En uno de los libros más antiguos de la humanidad, “Los trabajos y los días”, Hesíodo aconseja acoger el espíritu de la justicia y rechazar la violencia pues, “así como la naturaleza ha permitido a los animales feroces devorarse entre sí”, los hombres tienen la justicia “que es la mejor de las cosas”. Los tribunales, así, se edifican como instituciones dotadas de autoridad para resolver conflictos suscitados entre los integrantes de la sociedad, en reemplazo de métodos violentos de composición, como, por ejemplo, la ley del talión. Por lo menos así sucede en países civilizados, como el nuestro, en cuya Constitución se establece que todos tenemos derecho a que se nos administre justicia por tribunales, por lo que nadie podrá hacerse justicia por sí mismo ni ejercer violencia para reclamar su derecho.
Pero ¿qué sería de tan importante derecho civilizatorio si las resoluciones y sentencias judiciales fueran desobedecidas? Por ejemplo, ¿si una autoridad se negara a dejar en libertad a una persona detenida a pesar de estárselo ordenando un juez, bajo el argumento de “tener otros datos” sobre la culpabilidad del detenido? La respuesta es clara: nos convertiríamos en un país autócrata en el que los tribunales serían substituidos por la voluntad del poderoso en turno; y eso nadie —espero no equivocarme— lo queremos.
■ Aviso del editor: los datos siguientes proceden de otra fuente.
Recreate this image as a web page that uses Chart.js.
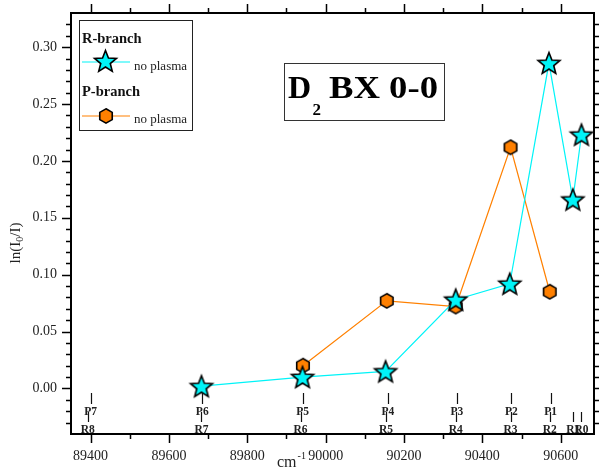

Es por ello que nuestra Constitución también señala que las leyes establecerán los medios necesarios para que se garantice la plena ejecución de las resoluciones de los tribunales, principalmente las sentencias, al punto tal que un juicio de amparo no podrá archivarse sin que la sentencia que favorezca a la persona quede totalmente cumplida. En congruencia, todas las leyes que regulan el trabajo de los tribunales disponen, sin duda alguna, que las resoluciones y sentencias judiciales son obligatorias y deben cumplirse en sus términos. Sobra recordar que las sentencias no se discuten; se cumplen.
Más aún: incumplir una resolución judicial o sentencia es delito. Por ejemplo, el Código Penal Federal sanciona con prisión de entre 4 y 10 años a quien demore el cumplimiento de las resoluciones judiciales que ordenen la libertad a un detenido. En la Ley de Amparo, se establece una pena de entre 3 y 10 años de prisión a la autoridad que se resista de cualquier modo a dar cumplimiento a los mandatos u órdenes dictadas en materia de amparo, o de plano incumpla una sentencia de amparo. Por su parte, todos los códigos penales estatales están repletos de delitos que cometen las personas servidoras públicas que retarden, incumplan o se nieguen a colaborar en la ejecución de cualquier resolución judicial en cualquier materia. Tanto es así, que incluso nuestras leyes determinan que se deben ignorar —y denunciar— órdenes superiores ilegales, como las que pudieran emitirse instruyendo a que se desobedezcan resoluciones judiciales o sentencias.
Me parece que nuestras autoridades de hoy bien harían en tener en cuenta lo que señala nuestra Constitución y las leyes sobre la obligatoriedad de las resoluciones y sentencias judiciales, para cuando se les pidan cuentas en el mañana. Entonces, no les servirá de nada alegar acatamiento a instrucciones superiores o tener diferente opinión que los jueces sobre los gobernados.